Con esta entrevista que mucho disfrutará el lector, El Tintero quiere recordar su cumpleaños pero también dar a conocer lo que opina sobre su propia obra y sobre la de otros, una oportunidad que no podíamos dejar escapar.
—A los 75 años, con tantos premios y reconocimientos, y tan favorable percepción de tu obra por la crítica, ¿sientes todavía el deseo de seguir escribiendo? ¿Ensayos, novelas o cuentos?
—Escribir es mi razón de existencia. Escribo para responder mis propias interrogantes. Interrogar es, también, mi manera de existir. Resulta que esa inquietud no la aplacan premios ni honores. Tampoco las dificultades que me pongan en el camino, porque las convierto en preguntas. Y vuelta a empezar. Serán ensayos y novelas, decantación que me dieron los años.
—La mayor parte de tu obra está signada por una pasión: Cuba. Sin embargo, hay una novela magistral, Al cielo sometidos en que te vas a otro mundo y época. ¿Puedes explicar el porqué de esta suerte de desvío?
—Iba buscando una respuesta al origen cultural de la América hispana que no estuviera en los libros y me topé con pícaros. No los traté como a culpables, sino como fundadores, y nos enredamos en una discusión. Casi salí hablando español antiguo, pero me inventé otro, virtual. Con esa novela, que también coleccionó premios, entré por unanimidad en la Academia Cubana de la Lengua. Aclaro que no es un desvío, sino una de las tantas zancadillas que la libertad le pone al creador, a quien es difícil pastorear. Esa novela habla por mí.
—Siendo miembro de la Academia de la Lengua, debes otorgar mucha importancia al idioma en tu obra. ¿Qué te seduce más el argumento o la forma que escoges para expresarte?

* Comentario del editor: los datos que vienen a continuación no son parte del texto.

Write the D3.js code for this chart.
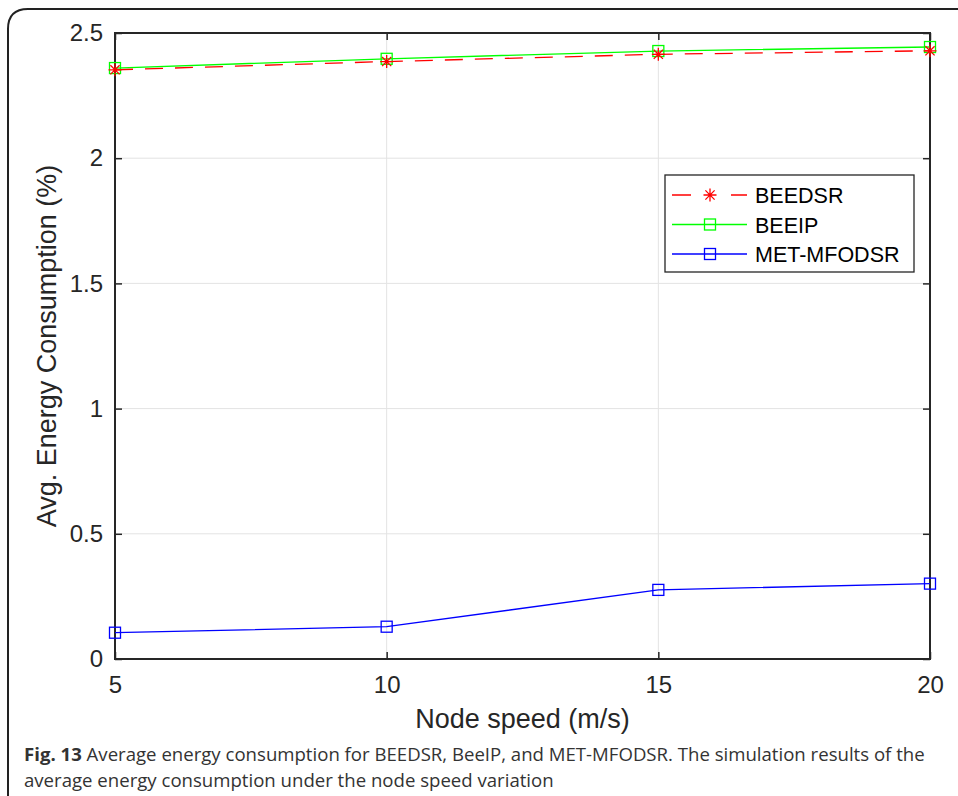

—El idioma en el escritor es como la música en el oído del compositor, nace, no se hace. Conozco a quienes pierden las uñas garrapateando cuartillas y continúan con la incurable prosa del notario. O dan un recibimiento o recitan un obituario. Por supuesto que el idioma se enriquece y se afila. En cuanto a forma y argumento, lo uno llega con lo otro, te lo exige. El que no pesca la señal no da pie con bola. Lo peor es que la gente con esas manías no se enmiendan.
—¿De dónde te viene ese sentido del humor que es un sello distintivo de tu literatura. ¿Te consideras un escritor irónico?
—Eso dicen, que soy irónico. Pienso que lo consideran así porque pecan de solemnes, incluso cuando la pose no corresponde a la puesta en escena. No es lo que son, sino lo que quieren parecer. También ocurre en su literatura. ¿No han notado que al leer en público parecen otras personas, engendros de sí mismos? Sueltan, con voz de ultratumba, unos textos que no sonríen ni comunican. No alabo el choteo —no correspondería a quien escribe mis libros—, pero ante algunos que siempre están de tribunicios o funerarios, me viene una trompetilla, para desalmidonarlos. Los imagino al llegar a la casa: ponen el traje en la percha y corren el riesgo de guardarse a sí mismos en el armario. El escritor debe distanciarse un poco de todo, para ver mejor. Recomiendo huir de los lugares comunes sentimentales y graves al describir mejor lo que observaron. Deben ver algo más que la ceremonia. ¡Y no permitirse una moraleja! Al lector lo revientan los consejos. Si por esas consideraciones me califican de irónico, es un elogio. La ironía es parte de la sabiduría.
—¿Qué virtudes y defectos señalarías a las más jóvenes generaciones de escritores cubanos?
—Observen lo que escriben sus colegas y láncense por otro rumbo. Existe el riesgo de que toda una generación esté escribiendo un mismo libro sin proponérselo. Lean mucha literatura diversa, no sigan una única tendencia, agucen la mirada para ver no lo que está escrito, sino cómo. No existen decálogos para escribir con eficacia. Lo que en una época se tiene por eficacia no siempre es amigo del talento, sino de la reiteración.
—¿Nos deparas alguna sorpresa literaria para el futuro próximo?
—Las sorpresas no se cuentan. Aunque en la holgazanería ambiente se me ve laborioso, son los premios los que abultan. Investigo más que escribo. Me avergonzaría entregar escuálidos manojos de hojas solamente hablando de mí mismo, una suerte de autobiografía por entregas. Eso le pasa a quien se cree perfecto. No es un pecado capital la haraganería, quizá venal, pero para mí es uno de los peores. Ya que me pongo bíblico agrego que en mi reino, sí de este mundo, los haraganes están condenados. Porque alguien trabaja por o para ellos.